Ronald and I never got into a fight. He'd run his mouth and make me mad and sometimes, I'd haul off and hit him, but he took it with a smile and never hit me back. I never hit him hard enough to hurt him but just wanted him to know I was mad.
He looked out for me like he was my second daddy. Sometimes, he snooped in my business where I didn't want him and sometimes it turned out to be a good thing. I just couldn't see it then.
Growing up in the church, my sisters and I were raised wearing our skirts below our knees. Well, in the 1970s, miniskirts were in style, and I thought I looked cute in them.
In1971, Daddy took several of us kids and our mom to Philly, to attend the National Convention. He put us up in a new Holiday Inn and it was near a nice shopping center. Daddy gave each of us money to spend shopping. I returned home with a lovely, navy-blue skirt.

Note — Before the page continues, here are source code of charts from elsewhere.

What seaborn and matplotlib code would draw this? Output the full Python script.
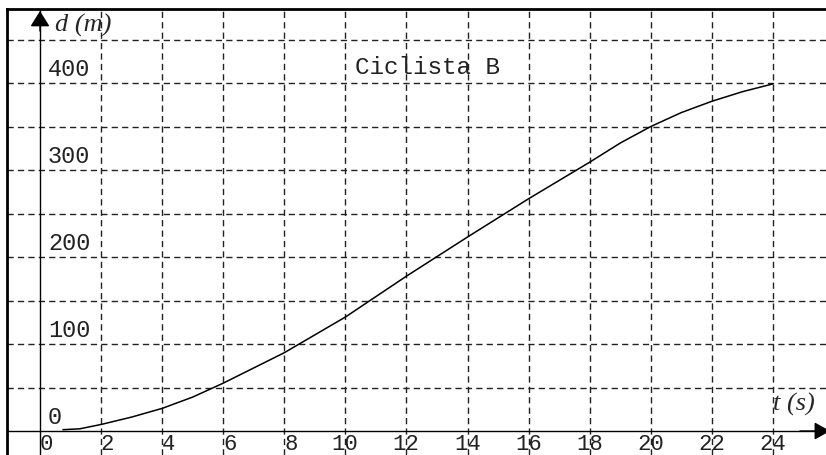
import numpy as np
import pandas as pd
import matplotlib
matplotlib.use("Agg")
import matplotlib.pyplot as plt
import seaborn as sns

# values
t_vals = [0.75, 1.3, 2, 3, 4, 5, 6, 8, 10, 12, 14, 16, 18, 19, 20, 21, 22, 23, 24]
d_vals = [1.5, 2.5, 7.5, 16, 26, 39, 55, 90, 131, 178, 223, 267, 309, 331, 350, 366, 379, 390, 399]
x_ticks = [0, 2, 4, 6, 8, 10, 12, 14, 16, 18, 20, 22, 24]
y_ticks = [0, 100, 200, 300, 400]
x_grid = [2, 4, 6, 8, 10, 12, 14, 16, 18, 20, 22, 24]
y_grid = [50, 100, 150, 200, 250, 300, 350, 400, 450]
title = "Ciclista B"

df = pd.DataFrame({"t": t_vals, "d": d_vals})

sns.set_theme(style="white")
plt.rcParams["lines.scale_dashes"] = False
mono = ["Liberation Mono", "DejaVu Sans Mono"]

fig = plt.figure(figsize=(8.26, 4.56), dpi=100)
ax = fig.add_axes([7 / 826, 0, 819 / 826, 446 / 456])

# 30.54 px per second, 0.87 px per metre, origin at pixel (40, 432)
ax.set_xlim(-33 / 30.54, 786 / 30.54)
ax.set_ylim(-24 / 0.87, 422 / 0.87)

for g in x_grid:
    ax.axvline(g, color="#222222", lw=1.0, dashes=(4.5, 3))
for g in y_grid:
    ax.axhline(g, color="#222222", lw=1.0, dashes=(4.5, 3))

# axes with arrows
ax.axhline(0, color="black", lw=1)
ax.axvline(0, color="black", lw=1)
ax.annotate("", xy=(0, 420 / 0.87), xytext=(0, 400 / 0.87),
            arrowprops=dict(arrowstyle="-|>,head_length=0.8,head_width=0.5",
                            color="black", lw=1, shrinkA=0, shrinkB=0))
ax.annotate("", xy=(790 / 30.54, 0), xytext=(760 / 30.54, 0),
            annotation_clip=False,
            arrowprops=dict(arrowstyle="-|>,head_length=0.8,head_width=0.45",
                            color="black", lw=1, shrinkA=0, shrinkB=0))

sns.lineplot(data=df, x="t", y="d", color="black", lw=1.1, ax=ax)

for v in y_ticks:
    ax.text(0.26, v + 9.2, str(v), family=mono, fontsize=17, color="#222222",
            ha="left", va="baseline")
for v in x_ticks:
    ax.text(v + 0.43, -20.5, str(v), family=mono, fontsize=16, color="#222222",
            ha="right", va="baseline")

ax.text(10.3, 419.5, title, family=mono, fontsize=17.5, color="#222222",
        ha="left", va="center")
ax.text(0.49, 467, "d (m)", family="Liberation Serif", style="italic",
        fontsize=19, ha="left", va="center")
ax.text(24.0, 32, "t (s)", family="Liberation Serif", style="italic",
        fontsize=19, ha="left", va="center")

ax.set_xticks([])
ax.set_yticks([])
ax.set_xlabel("")
ax.set_ylabel("")
for side in ["right", "bottom"]:
    ax.spines[side].set_visible(False)
for side in ["left", "top"]:
    ax.spines[side].set_color("black")
    ax.spines[side].set_linewidth(2)

fig.savefig("out.png", dpi=100)
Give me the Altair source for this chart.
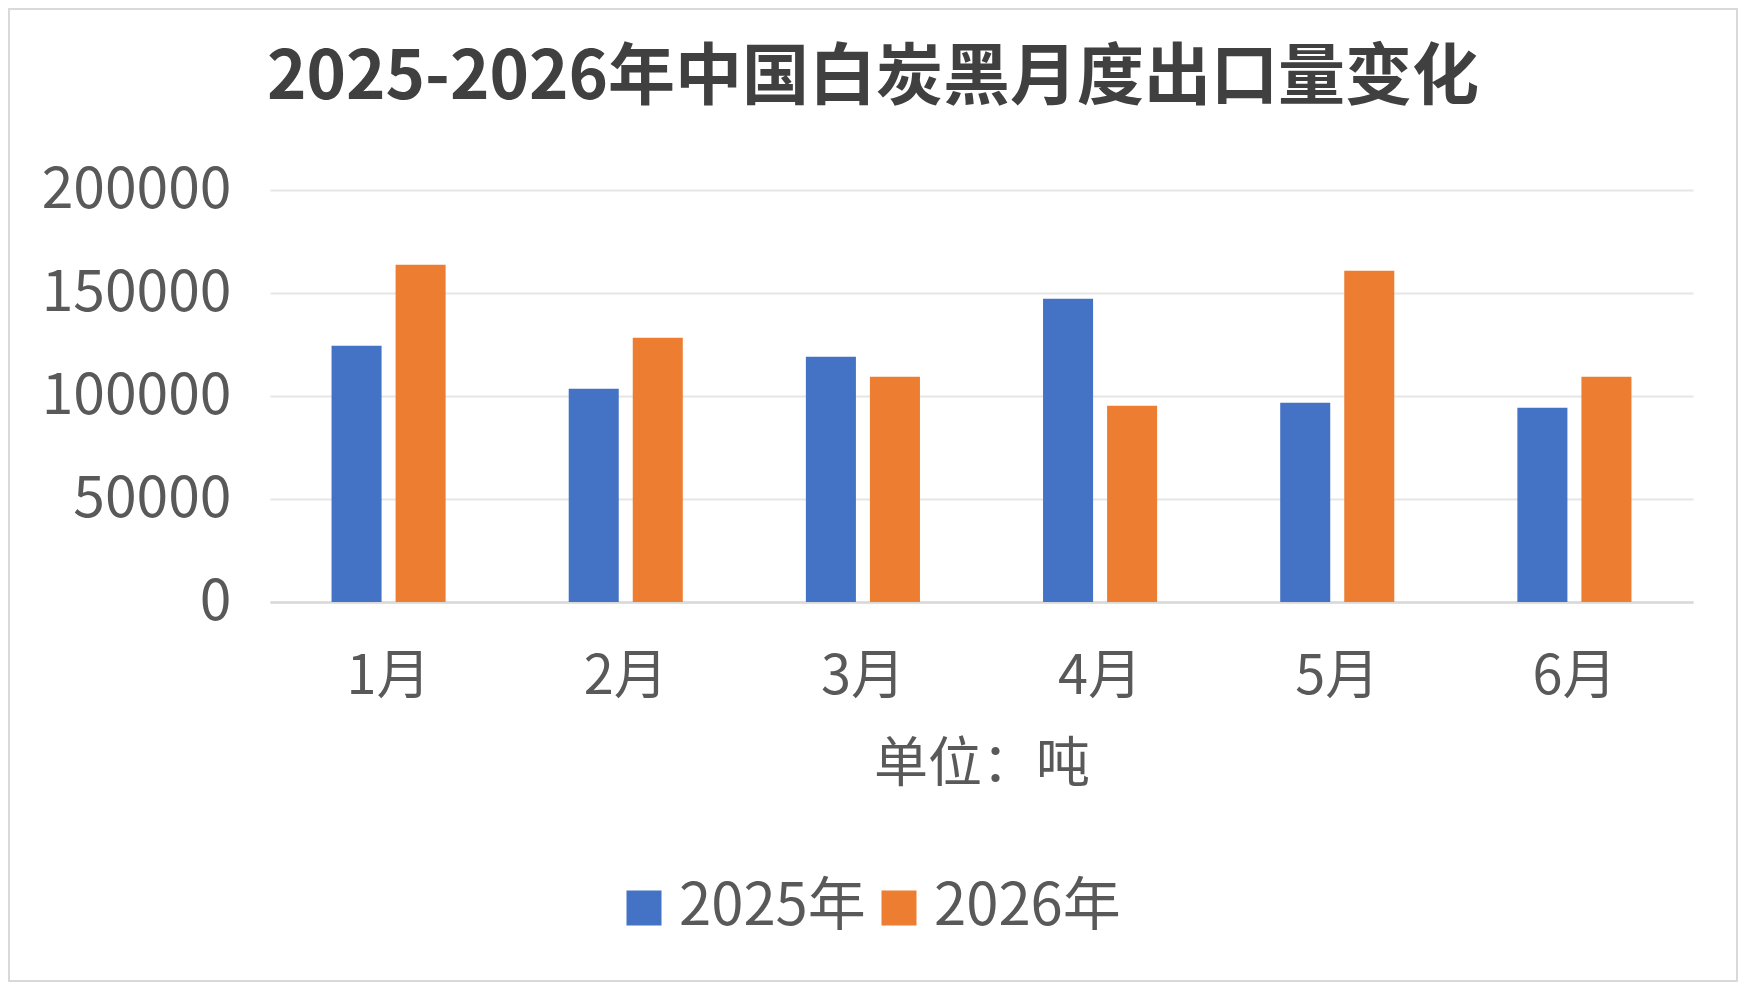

The new school year was starting, and I was excited to wear my new skirt. However, I determined that it needed to be at least 4 inches shorter. I spent a good bit of time sewing a hem in it. As I was walking out of the house, to catch our school bus, Ronald spied me in my short skirt. "Daddy! Look at Jakie. She's wearing a short skirt!"
Daddy hurriedly came to the living room, just before I was able to make my escape. " Get back in here and pull that hem out of that skirt! You know better!", he exclaimed. I answered, "Well, I'm not going to school." Daddy said, "Yes you are going to school but you're going to take that hem out, first."
I probably changed my outfit choice and Daddy had to drive me to school.
Anyway, I was so mad at Ronald that I didn't speak to him for three whole days! It was so hard for me to hold out, but I had to teach him a lesson. I could see the disappointment in his face, when he tried to joke and make me laugh and I didn't laugh. I didn't even look at him.
After about three days, I couldn't ignore him any longer and we started being friends again. Later, he said to me, "It almost killed me when you wouldn't talk to me."
That says a lot about who he was. He took chances when he thought it necessary, even if it meant losing friendship with someone he loved and cared about.